Wood Mountain Lakota First Nation
- People: Lakota
- Treaty: Treaty 4
- Headquarters: Assiniboia
- Province: Saskatchewan

Land
- Other reserve: Wood Mountain 160
- Land area: 23.762 km^{2} (9.175 sq mi)

Population (2019)
- On reserve: 7
- Off reserve: 298
- Total population: 305

Government
- Chief: Ellen Lecaine

Tribal Council
- File Hills Qu'Appelle Tribal Council

Website
- woodmountainlakotafn.ca

= Wood Mountain Lakota First Nation =

First Nations band government in Saskatchewan

The Wood Mountain First Nation (Tatanka Iyutaka Lakota Oyate, also spelt as Tȟatȟáŋka Íyotake Lakȟóta Oyáte) is a Lakota First Nations band government in southern Saskatchewan, Canada. Led across the border by Sitting Bull, they are the only organized Lakota nation in Canada.

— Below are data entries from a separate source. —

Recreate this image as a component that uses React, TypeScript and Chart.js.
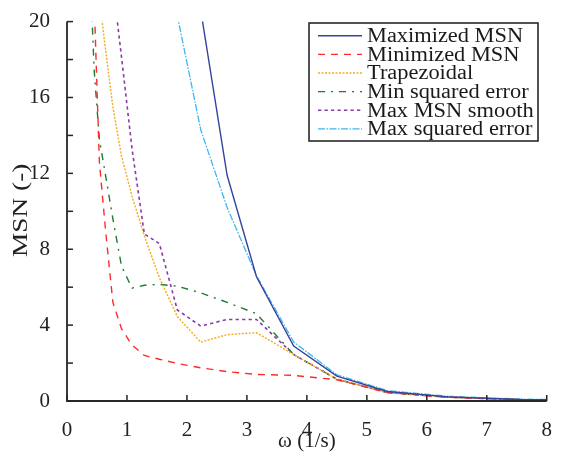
import React, { useEffect, useRef } from "react";
import { Chart, registerables } from "chart.js";

Chart.register(...registerables);

const omega = [0.38, 0.454, 0.54, 0.643, 0.765, 0.91, 1.084, 1.29, 1.54, 1.84, 2.23, 2.67, 3.16, 3.78, 4.5, 5.34, 6.35, 7.55, 9.0];

const maximizedMSN = [null, null, null, null, null, null, null, null, null, 32, 20.6, 11.9, 6.55, 2.9, 1.31, 0.5, 0.22, 0.08, 0.03];
const minimizedMSN = [30, 21, 12.6, 9.0, 5.2, 3.8, 2.95, 2.4, 2.2, 1.98, 1.75, 1.55, 1.4, 1.35, 1.12, 0.45, 0.2, 0.07, 0.03];
const trapezoidal = [null, null, 21.2, 18.5, 15.5, 12.9, 10.8, 8.7, 6.5, 4.45, 3.1, 3.5, 3.6, 2.45, 1.15, 0.45, 0.2, 0.07, 0.03];
const minSquaredError = [23, 17.4, 13.8, 11.9, 9.6, 7.1, 5.95, 6.1, 6.15, 6.05, 5.7, 5.2, 4.6, 2.45, 1.15, 0.45, 0.2, 0.07, 0.03];
const maxMSNSmooth = [null, null, null, null, 22, 18.1, 13.3, 8.8, 8.3, 4.8, 3.95, 4.3, 4.3, 2.45, 1.15, 0.45, 0.2, 0.07, 0.03];
const maxSquaredError = [null, null, null, null, null, null, null, null, 27, 20.3, 14.3, 10.2, 6.6, 3.11, 1.38, 0.55, 0.25, 0.1, 0.04];

const seriesNames = ["Maximized MSN", "Minimized MSN", "Trapezoidal", "Min squared error", "Max MSN smooth", "Max squared error"];
const xTitle = "ω (1/s)";
const yTitle = "MSN (-)";

const FONT = "'Liberation Serif', 'Times New Roman', serif";

export default function App() {
  const ref = useRef<HTMLCanvasElement | null>(null);

  useEffect(() => {
    const canvas = ref.current;
    if (!canvas) return;
    const allSeries = [maximizedMSN, minimizedMSN, trapezoidal, minSquaredError, maxMSNSmooth, maxSquaredError];
    const styles = [
      { color: "#34449e", dash: [] as number[], width: 1.4 },
      { color: "#ff2a2a", dash: [7, 6], width: 1.4 },
      { color: "#f2ac1e", dash: [2, 1.5], width: 1.4 },
      { color: "#1f7a32", dash: [7, 6, 2, 6], width: 1.4 },
      { color: "#8a3aa6", dash: [3.3, 3.2], width: 1.6 },
      { color: "#3fb6ee", dash: [7, 1.5, 1.5, 1.5], width: 1.3 },
    ];

    const datasets = allSeries.map((arr, i) => ({
      label: seriesNames[i],
      data: omega.map((x, j) => ({ x, y: arr[j] })),
      borderColor: styles[i].color,
      backgroundColor: styles[i].color,
      borderDash: styles[i].dash,
      borderWidth: styles[i].width,
      pointRadius: 0,
      tension: 0,
      fill: false,
      spanGaps: false,
    }));

    const axesPlugin = {
      id: "axesPlugin",
      afterDraw(chart: any) {
        const ctx = chart.ctx;
        const xs = chart.scales.x;
        const ys = chart.scales.y;
        const area = chart.chartArea;
        ctx.save();
        ctx.strokeStyle = "#262626";
        ctx.lineWidth = 1.8;
        ctx.setLineDash([]);
        ctx.beginPath();
        ctx.moveTo(area.left, area.top);
        ctx.lineTo(area.left, area.bottom);
        ctx.lineTo(area.right, area.bottom);
        ctx.stroke();
        ctx.lineWidth = 1.5;
        ys.ticks.forEach((t: any) => {
          const y = ys.getPixelForValue(t.value);
          ctx.beginPath();
          ctx.moveTo(area.left, y);
          ctx.lineTo(area.left + 6, y);
          ctx.stroke();
        });
        xs.ticks.forEach((t: any) => {
          const x = xs.getPixelForValue(t.value);
          ctx.beginPath();
          ctx.moveTo(x, area.bottom);
          ctx.lineTo(x, area.bottom - 6);
          ctx.stroke();
        });

        // y-axis title
        ctx.save();
        ctx.translate(21, (area.top + area.bottom) / 2 - 1);
        ctx.rotate(-Math.PI / 2);
        ctx.scale(1.3, 1);
        ctx.font = `21px ${FONT}`;
        ctx.fillStyle = "#222";
        ctx.textAlign = "center";
        ctx.textBaseline = "middle";
        ctx.fillText(yTitle, 0, 0);
        ctx.restore();

        // legend
        const bx = 309, by = 23, bw = 229, bh = 118;
        ctx.fillStyle = "#ffffff";
        ctx.fillRect(bx, by, bw, bh);
        ctx.strokeStyle = "#1a1a1a";
        ctx.lineWidth = 1.5;
        ctx.strokeRect(bx, by, bw, bh);
        seriesNames.forEach((name, i) => {
          const y = 35.7 + i * 18.65;
          ctx.strokeStyle = styles[i].color;
          ctx.lineWidth = styles[i].width;
          ctx.setLineDash(styles[i].dash);
          ctx.beginPath();
          ctx.moveTo(318, y);
          ctx.lineTo(362, y);
          ctx.stroke();
          ctx.setLineDash([]);
          ctx.save();
          ctx.translate(367, y + 1);
          ctx.scale(1.12, 1);
          ctx.font = `20px ${FONT}`;
          ctx.textBaseline = "middle";
          ctx.textAlign = "left";
          ctx.fillStyle = "#1a1a1a";
          ctx.fillText(name, 0, 0);
          ctx.restore();
        });
        ctx.restore();
      },
    };

    const chart = new Chart(canvas, {
      type: "line",
      data: { datasets: datasets as any },
      plugins: [axesPlugin],
      options: {
        animation: false,
        responsive: false,
        devicePixelRatio: 1,
        layout: { padding: { top: 20, right: 10, left: 0, bottom: 0 } },
        plugins: { legend: { display: false }, tooltip: { enabled: false } },
        scales: {
          x: {
            type: "linear",
            min: 0,
            max: 8,
            grid: { display: false },
            border: { display: false },
            ticks: {
              stepSize: 1,
              padding: 9,
              color: "#222",
              font: { family: FONT, size: 21 },
              maxRotation: 0,
            },
            title: {
              display: true,
              text: xTitle,
              color: "#222",
              font: { family: FONT, size: 21 },
              padding: { top: 0, bottom: 3 },
            },
            afterFit(scale: any) {
              scale.height = 56;
            },
          },
          y: {
            type: "linear",
            min: 0,
            max: 20,
            grid: { display: false },
            border: { display: false },
            ticks: {
              stepSize: 2,
              padding: 9,
              color: "#222",
              font: { family: FONT, size: 21 },
              callback: (v: any) => (Number(v) % 4 === 0 ? String(v) : ""),
            },
            title: { display: false },
            afterFit(scale: any) {
              scale.width = 67;
            },
          },
        },
      },
    });
    return () => chart.destroy();
  }, []);

  return (
    <div style={{ position: "fixed", left: 0, top: 0, width: 561, height: 457, background: "#fff" }}>
      <canvas ref={ref} width={561} height={457} style={{ display: "block", width: 561, height: 457 }} />
    </div>
  );
}
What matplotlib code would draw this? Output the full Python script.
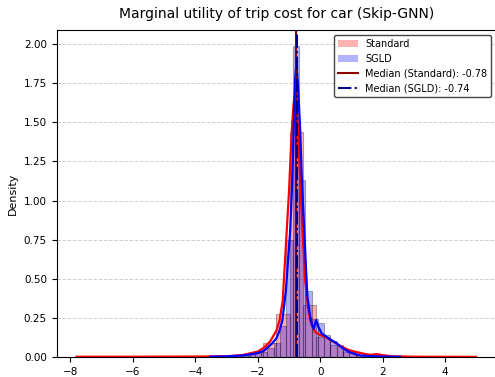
import numpy as np
import matplotlib
matplotlib.use("Agg")
import matplotlib.pyplot as plt
from matplotlib.patches import Patch
from matplotlib.lines import Line2D

# ---- data ----
std_range = (-7.8, 5.0)
sgld_range = (-3.52, 2.56)
n_bins = 30

std_density = [0.001, 0.001, 0.001, 0.001, 0.001, 0.001, 0.001, 0.001, 0.001, 0.001,
               0.002, 0.003, 0.006, 0.03, 0.09, 0.275, 1.44, 0.33, 0.13, 0.075,
               0.035, 0.012, 0.012, 0.004, 0.002, 0.001, 0.001, 0.001, 0.001, 0.001]

sgld_density = [0.002, 0.002, 0.003, 0.004, 0.006, 0.01, 0.018, 0.025, 0.035, 0.055,
                0.09, 0.2, 0.75, 1.99, 1.13, 0.42, 0.24, 0.22, 0.14, 0.1,
                0.07, 0.045, 0.03, 0.015, 0.01, 0.006, 0.004, 0.003, 0.002, 0.001]

std_kde_x = [-7.8, -6.0, -4.0, -3.0, -2.5, -2.0, -1.8, -1.6, -1.4, -1.3, -1.2, -1.07,
             -1.0, -0.91, -0.85, -0.78, -0.72, -0.64, -0.56, -0.48, -0.4, -0.32, -0.24,
             -0.16, 0.0, 0.16, 0.4, 0.59, 0.91, 1.12, 1.44, 1.62, 1.81, 2.0, 2.3, 3.0, 5.0]
std_kde_y = [0.002, 0.002, 0.003, 0.005, 0.012, 0.035, 0.06, 0.1, 0.17, 0.235, 0.36, 0.81,
             1.05, 1.45, 1.62, 1.72, 1.5, 1.13, 0.78, 0.49, 0.33, 0.235, 0.19,
             0.16, 0.14, 0.13, 0.1, 0.077, 0.045, 0.034, 0.019, 0.014, 0.019, 0.012, 0.005, 0.002, 0.001]

sgld_kde_x = [-3.52, -3.0, -2.5, -2.2, -2.0, -1.8, -1.55, -1.4, -1.3, -1.21, -1.1, -0.96,
              -0.9, -0.85, -0.8, -0.76, -0.7, -0.64, -0.58, -0.51, -0.45, -0.41, -0.33,
              -0.27, -0.21, -0.13, -0.05, 0.05, 0.13, 0.3, 0.48, 0.7, 0.9, 1.1, 1.3, 1.6, 2.0, 2.56]
sgld_kde_y = [0.002, 0.004, 0.01, 0.018, 0.025, 0.04, 0.085, 0.12, 0.17, 0.235, 0.42, 0.81,
              1.1, 1.45, 1.78, 1.88, 1.7, 1.45, 1.1, 0.81, 0.55, 0.39, 0.27,
              0.21, 0.18, 0.235, 0.19, 0.15, 0.14, 0.115, 0.094, 0.06, 0.034, 0.02, 0.01, 0.006, 0.003, 0.001]

median_std = -0.78
median_sgld = -0.74

title = "Marginal utility of trip cost for car (Skip-GNN)"

# ---- figure ----
fig = plt.figure(figsize=(4.95, 3.77), dpi=100)
ax = fig.add_axes([0.1145, 0.053, 0.888, 0.8674])

std_edges = np.linspace(std_range[0], std_range[1], n_bins + 1)
sgld_edges = np.linspace(sgld_range[0], sgld_range[1], n_bins + 1)

ax.bar(std_edges[:-1], std_density, width=np.diff(std_edges), align="edge",
       color="red", alpha=0.3, edgecolor="black", linewidth=0.8, zorder=2)
ax.plot(std_kde_x, std_kde_y, color="red", lw=1.6, zorder=3)
ax.bar(sgld_edges[:-1], sgld_density, width=np.diff(sgld_edges), align="edge",
       color="blue", alpha=0.3, edgecolor="black", linewidth=0.8, zorder=2)
ax.plot(sgld_kde_x, sgld_kde_y, color="blue", lw=1.6, zorder=3)

ax.axvline(median_std, color="darkred", lw=1.5, ls="-", zorder=4)
ax.axvline(median_sgld, color="navy", lw=1.5, ls="-.", zorder=4)

ax.set_xlim(-8.44, 5.64)
ax.set_ylim(0, 2.09)
ax.set_xticks([-8, -6, -4, -2, 0, 2, 4])
yt = [0, 0.25, 0.5, 0.75, 1.0, 1.25, 1.5, 1.75, 2.0]
ax.set_yticks(yt)
ax.set_yticklabels([f"{v:.2f}" for v in yt])
ax.tick_params(labelsize=7.5, length=3.5)
ax.grid(axis="y", ls="--", color="#bbbbbb", alpha=0.7, lw=0.7, zorder=0)
ax.set_axisbelow(True)
ax.set_ylabel("Density", fontsize=8)
ax.set_title(title, fontsize=10, pad=9)

handles = [Patch(facecolor="red", alpha=0.3, edgecolor="none", label="Standard"),
           Patch(facecolor="blue", alpha=0.3, edgecolor="none", label="SGLD"),
           Line2D([], [], color="darkred", lw=1.5, ls="-", label=f"Median (Standard): {median_std:.2f}"),
           Line2D([], [], color="navy", lw=1.5, ls="-.", label=f"Median (SGLD): {median_sgld:.2f}")]
ax.legend(handles=handles, loc="upper right", fontsize=7, framealpha=1,
          edgecolor="#444444", fancybox=True, borderaxespad=0.5)

fig.savefig("out.png", dpi=100)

Their reserve is located at Wood Mountain 160, near Grasslands National Park, although most members reside elsewhere.

== History ==
In the mid-1800s, nomadic Lakota people were active near the Canada–United States border. After Sitting Bull's victory at the Battle of the Little Bighorn, a number of Lakota fled reprisals by the U.S. Cavalry by camping in this area. Although Sitting Bull himself returned to the United States in 1881, Wood Mountain's 37 founding families remained in Canada. A temporary reserve was created for them on October 29, 1910, and recognized through an Order-in-Council on August 5, 1930, despite the Lakota never formally taking treaty. With most members remaining off reserve, the band declined in number, in part through marrying into the surrounding white community.